Challenge: Can you output the material exactly as written, minus any pictures it holds?

══════════

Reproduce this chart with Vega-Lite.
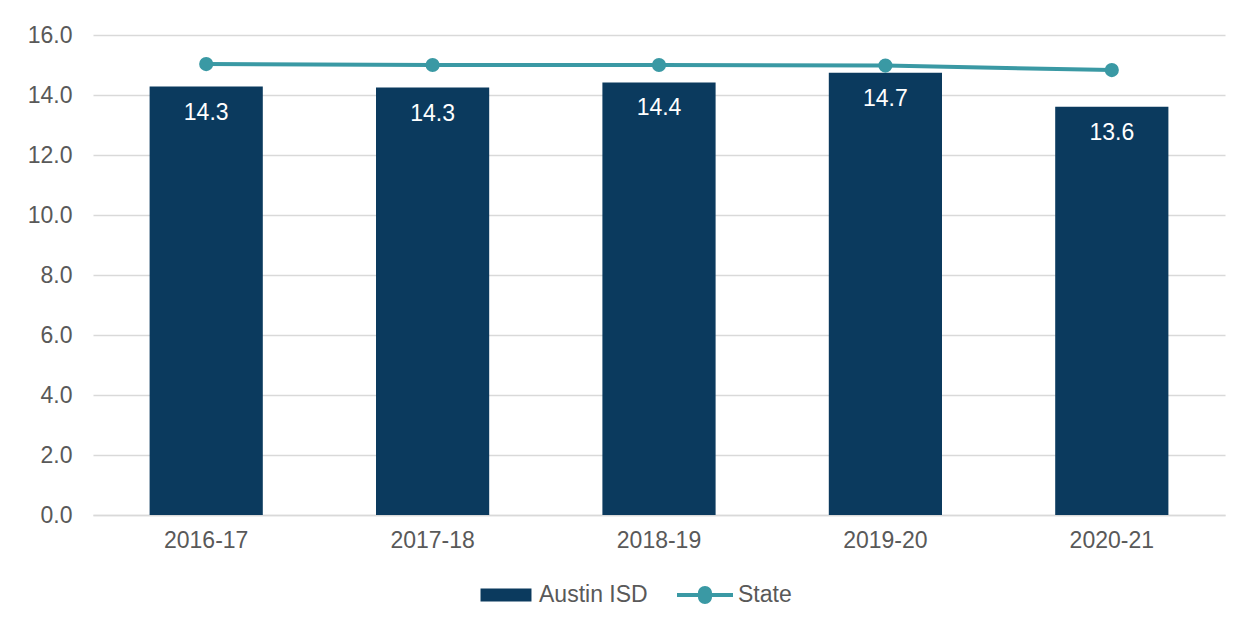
{
  "$schema": "https://vega.github.io/schema/vega-lite/v6.json",
  "autosize": {"type": "none"},
  "width": 1132,
  "height": 480,
  "padding": {"left": 93, "top": 35, "right": 27, "bottom": 114},
  "background": "white",
  "config": {
    "view": {"stroke": null},
    "font": "Liberation Sans",
    "axis": {"labelFont": "Liberation Sans", "labelFontSize": 23, "labelColor": "#595959", "ticks": false, "title": null, "gridColor": "#D9D9D9", "gridWidth": 1.5}
  },
  "data": {
    "values": [
      {"year": "2016-17", "series": "Austin ISD", "value": 14.28, "state": 15.03},
      {"year": "2017-18", "series": "Austin ISD", "value": 14.25, "state": 15.0},
      {"year": "2018-19", "series": "Austin ISD", "value": 14.42, "state": 15.0},
      {"year": "2019-20", "series": "Austin ISD", "value": 14.74, "state": 14.98},
      {"year": "2020-21", "series": "Austin ISD", "value": 13.61, "state": 14.83}
    ]
  },
  "encoding": {
    "x": {
      "field": "year", "type": "nominal",
      "scale": {"paddingInner": 0.5, "paddingOuter": 0.25},
      "axis": {"labelAngle": 0, "labelPadding": 14, "domainColor": "#D9D9D9", "domainWidth": 1.5, "grid": false}
    }
  },
  "layer": [
    {
      "mark": {"type": "bar"},
      "encoding": {
        "y": {"field": "value", "type": "quantitative", "scale": {"domain": [0, 16]},
          "axis": {"values": [0, 2, 4, 6, 8, 10, 12, 14, 16], "format": ".1f", "labelPadding": 21, "domain": false, "grid": true}},
        "color": {"datum": "Austin ISD", "type": "nominal",
          "scale": {"domain": ["Austin ISD", "State"], "range": ["#0B3A5E", "#3A99A4"]},
          "legend": {
            "orient": "none", "legendX": 385, "legendY": 532, "direction": "horizontal", "title": null,
            "labelFontSize": 23, "labelColor": "#595959", "labelFont": "Liberation Sans",
            "symbolSize": 3136, "labelOffset": 5, "columnPadding": 29,
            "encode": {
              "symbols": {"update": {
                "shape": {"signal": "datum.value === 'State' ? 'M-1,-0.07 L-0.25,-0.07 A0.25,0.25 0 0,1 0.25,-0.07 L1,-0.07 L1,0.07 L0.25,0.07 A0.25,0.25 0 0,1 -0.25,0.07 L-1,0.07 Z' : 'M-0.91,-0.23 L0.91,-0.23 L0.91,0.23 L-0.91,0.23 Z'"},
                "fill": {"signal": "datum.value === 'State' ? '#3A99A4' : '#0B3A5E'"},
                "stroke": {"value": "transparent"},
                "strokeWidth": {"value": 0},
                "opacity": {"value": 1},
                "fillOpacity": {"value": 1}
              }}
            }
          }}
      }
    },
    {
      "mark": {"type": "text", "color": "white", "fontSize": 23, "baseline": "top", "dy": 15, "font": "Liberation Sans"},
      "encoding": {
        "y": {"field": "value", "type": "quantitative"},
        "text": {"field": "value", "type": "quantitative", "format": ".1f"}
      }
    },
    {
      "mark": {"type": "line", "strokeWidth": 4, "point": {"size": 200, "filled": true, "opacity": 1}},
      "encoding": {
        "y": {"field": "state", "type": "quantitative"},
        "color": {"datum": "State", "type": "nominal"}
      }
    }
  ]
}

══════════

Result below:
Reproduce this chart with Vega-Lite.
{
  "$schema": "https://vega.github.io/schema/vega-lite/v6.json",
  "autosize": {"type": "none"},
  "width": 1132,
  "height": 480,
  "padding": {"left": 93, "top": 35, "right": 27, "bottom": 114},
  "background": "white",
  "config": {
    "view": {"stroke": null},
    "font": "Liberation Sans",
    "axis": {"labelFont": "Liberation Sans", "labelFontSize": 23, "labelColor": "#595959", "ticks": false, "title": null, "gridColor": "#D9D9D9", "gridWidth": 1.5}
  },
  "data": {
    "values": [
      {"year": "2016-17", "series": "Austin ISD", "value": 14.28, "state": 15.03},
      {"year": "2017-18", "series": "Austin ISD", "value": 14.25, "state": 15.0},
      {"year": "2018-19", "series": "Austin ISD", "value": 14.42, "state": 15.0},
      {"year": "2019-20", "series": "Austin ISD", "value": 14.74, "state": 14.98},
      {"year": "2020-21", "series": "Austin ISD", "value": 13.61, "state": 14.83}
    ]
  },
  "encoding": {
    "x": {
      "field": "year", "type": "nominal",
      "scale": {"paddingInner": 0.5, "paddingOuter": 0.25},
      "axis": {"labelAngle": 0, "labelPadding": 14, "domainColor": "#D9D9D9", "domainWidth": 1.5, "grid": false}
    }
  },
  "layer": [
    {
      "mark": {"type": "bar"},
      "encoding": {
        "y": {"field": "value", "type": "quantitative", "scale": {"domain": [0, 16]},
          "axis": {"values": [0, 2, 4, 6, 8, 10, 12, 14, 16], "format": ".1f", "labelPadding": 21, "domain": false, "grid": true}},
        "color": {"datum": "Austin ISD", "type": "nominal",
          "scale": {"domain": ["Austin ISD", "State"], "range": ["#0B3A5E", "#3A99A4"]},
          "legend": {
            "orient": "none", "legendX": 385, "legendY": 532, "direction": "horizontal", "title": null,
            "labelFontSize": 23, "labelColor": "#595959", "labelFont": "Liberation Sans",
            "symbolSize": 3136, "labelOffset": 5, "columnPadding": 29,
            "encode": {
              "symbols": {"update": {
                "shape": {"signal": "datum.value === 'State' ? 'M-1,-0.07 L-0.25,-0.07 A0.25,0.25 0 0,1 0.25,-0.07 L1,-0.07 L1,0.07 L0.25,0.07 A0.25,0.25 0 0,1 -0.25,0.07 L-1,0.07 Z' : 'M-0.91,-0.23 L0.91,-0.23 L0.91,0.23 L-0.91,0.23 Z'"},
                "fill": {"signal": "datum.value === 'State' ? '#3A99A4' : '#0B3A5E'"},
                "stroke": {"value": "transparent"},
                "strokeWidth": {"value": 0},
                "opacity": {"value": 1},
                "fillOpacity": {"value": 1}
              }}
            }
          }}
      }
    },
    {
      "mark": {"type": "text", "color": "white", "fontSize": 23, "baseline": "top", "dy": 15, "font": "Liberation Sans"},
      "encoding": {
        "y": {"field": "value", "type": "quantitative"},
        "text": {"field": "value", "type": "quantitative", "format": ".1f"}
      }
    },
    {
      "mark": {"type": "line", "strokeWidth": 4, "point": {"size": 200, "filled": true, "opacity": 1}},
      "encoding": {
        "y": {"field": "state", "type": "quantitative"},
        "color": {"datum": "State", "type": "nominal"}
      }
    }
  ]
}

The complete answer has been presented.